As things currently stand, I agree, but what if we chase this hypothetical down a little bit. What would it look like over time for every person to come to a point to be able to consider doing DMT? What would it look like for every person from that point to do DMT? In that journey, is it possible that there is a thread of reverence that is sewn throughout so that it becomes a globally excepted idea to have reverence for this molecule? An unlikely possibility, but extant nonetheless.

As ever your answers challenge me which I appreciate a lot, thank you for taking the time.

I won't cut and paste to continue on each point here right now. Only because I've learned that forum back and forth can get in the way of me taking the proper time to really think about your ideas.
 
I mean, come on humanity, we are flying through space on a lump of coalesced dust. This is just as weird as hyper space. I believe it is only the opposite levels of familiarity between those two equally incredible experiences that makes one normal and the other so profound.
According to us (humans) it's a wonder that anything exists at all, let alone ourselves. :LOL:

One love
 
When it comes to weirdness, in the materialism against religious or panpsychic worldviews debate, materialism has to be the absolute winner.
For me personally that is a great bonus though.

It can truly be a euphoric experience to let the weirdness of live wash over you and to become one with it.
 
I think that there is some generational shift in the way psychedelia is seen.

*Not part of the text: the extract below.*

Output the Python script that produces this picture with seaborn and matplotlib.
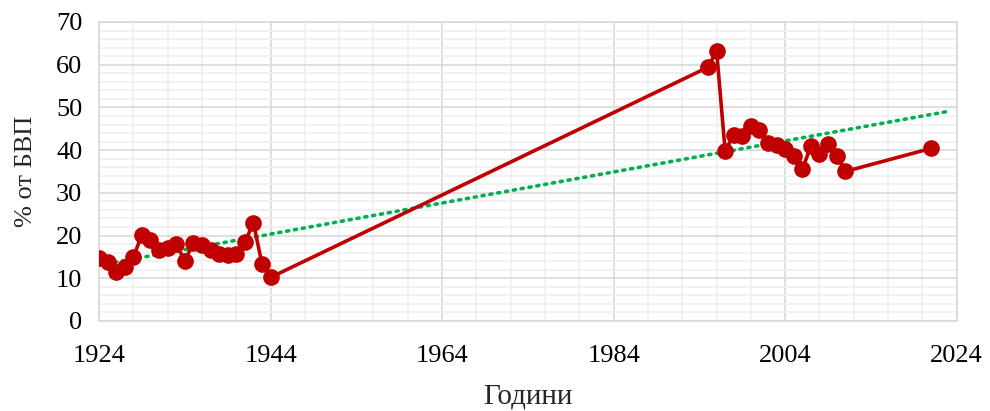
import numpy as np
import pandas as pd
import matplotlib
matplotlib.use('Agg')
import matplotlib.pyplot as plt
import seaborn as sns
from matplotlib.ticker import MultipleLocator

# data
years = [1924, 1925, 1926, 1927, 1928, 1929, 1930, 1931, 1932, 1933, 1934,
         1935, 1936, 1937, 1938, 1939, 1940, 1941, 1942, 1943, 1944,
         1995, 1996, 1997, 1998, 1999, 2000, 2001, 2002, 2003, 2004,
         2005, 2006, 2007, 2008, 2009, 2010, 2011, 2021]
values = [14.7, 13.9, 11.5, 12.7, 14.9, 20.2, 18.9, 16.6, 17.2, 18.0, 14.1,
          18.2, 17.7, 16.7, 15.7, 15.5, 15.6, 18.4, 23.0, 13.4, 10.2,
          59.4, 63.3, 39.8, 43.6, 43.3, 45.6, 44.8, 41.6, 41.3, 40.3,
          38.7, 35.5, 41.0, 39.1, 41.4, 38.7, 35.0, 40.4]
xticks = [1924, 1944, 1964, 1984, 2004, 2024]

df = pd.DataFrame({'year': years, 'value': values})

sns.set_theme(style='white')
plt.rcParams['font.family'] = ['Liberation Serif', 'DejaVu Serif']

fig = plt.figure(figsize=(9.9, 4.11), dpi=100)
ax = fig.add_axes([0.1, 0.219, 0.8664, 0.7275])

# linear trendline (Excel style), extended slightly forward
k, b = np.polyfit(df['year'], df['value'], 1)
tx = np.array([df['year'].min(), df['year'].max() + 2])
ax.plot(tx, k * tx + b, color='#00B050', linestyle=(0, (0.6, 1.6)),
        linewidth=2.6, dash_capstyle='round', zorder=3)

sns.lineplot(data=df, x='year', y='value', ax=ax, sort=False, color='#C00000',
             linewidth=2.6, marker='o', markersize=12, markeredgewidth=0,
             zorder=4)

ax.set_xlim(1924, 2024)
ax.set_ylim(0, 70)
ax.set_xticks(xticks)
ax.xaxis.set_minor_locator(MultipleLocator(4))
ax.yaxis.set_major_locator(MultipleLocator(10))
ax.yaxis.set_minor_locator(MultipleLocator(2))
ax.grid(which='major', color='#D9D9D9', linewidth=1.2)
ax.grid(which='minor', color='#EFEFEF', linewidth=1.2)
ax.set_axisbelow(True)
for s in ax.spines.values():
    s.set_color('#D9D9D9')
    s.set_linewidth(1.2)
ax.tick_params(axis='both', which='both', length=0, labelsize=19, colors='black')
ax.tick_params(axis='x', pad=17)
ax.tick_params(axis='y', pad=12)
ax.set_xlabel('Години', fontsize=21, labelpad=12)
ax.set_ylabel('% от БВП', fontsize=19, labelpad=14)

fig.savefig('out.png', dpi=100)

Yuppienized evangelical boomers gave up on it by the 70s and since the 80s show their true fascist nature, therefore most children of boomers are the opposite of counterculture revolutionaries. Psychedelics are being opted by big and alternative pharma (the renaissance) as medicine and this type of appropriation by (post)modern cultures was desired but not predicted. Entheogenic is a word that is meaningful only in closed doors and small groups, as it stands it can't be institutional or corporative.

That rich dummies tried it and liked it is not surprising, the chemicals work. What's astounding is that their opinion on this matter at all.

Therefore I am not and never was optimistic on the political and social reaches of the psychedelics. For the individuals in their autonomous zones growing and experimenting with the variations of entheogens I see lots of benefits, so their inner expression rises from the unconscious and fill their lives. But in the physical shared world of society psychedelia is tourism and if you are engaged in it deeply it is mostly a solitary endeavour. The family and social part of it is still online and virtual (this, right here) and hardly reaches out.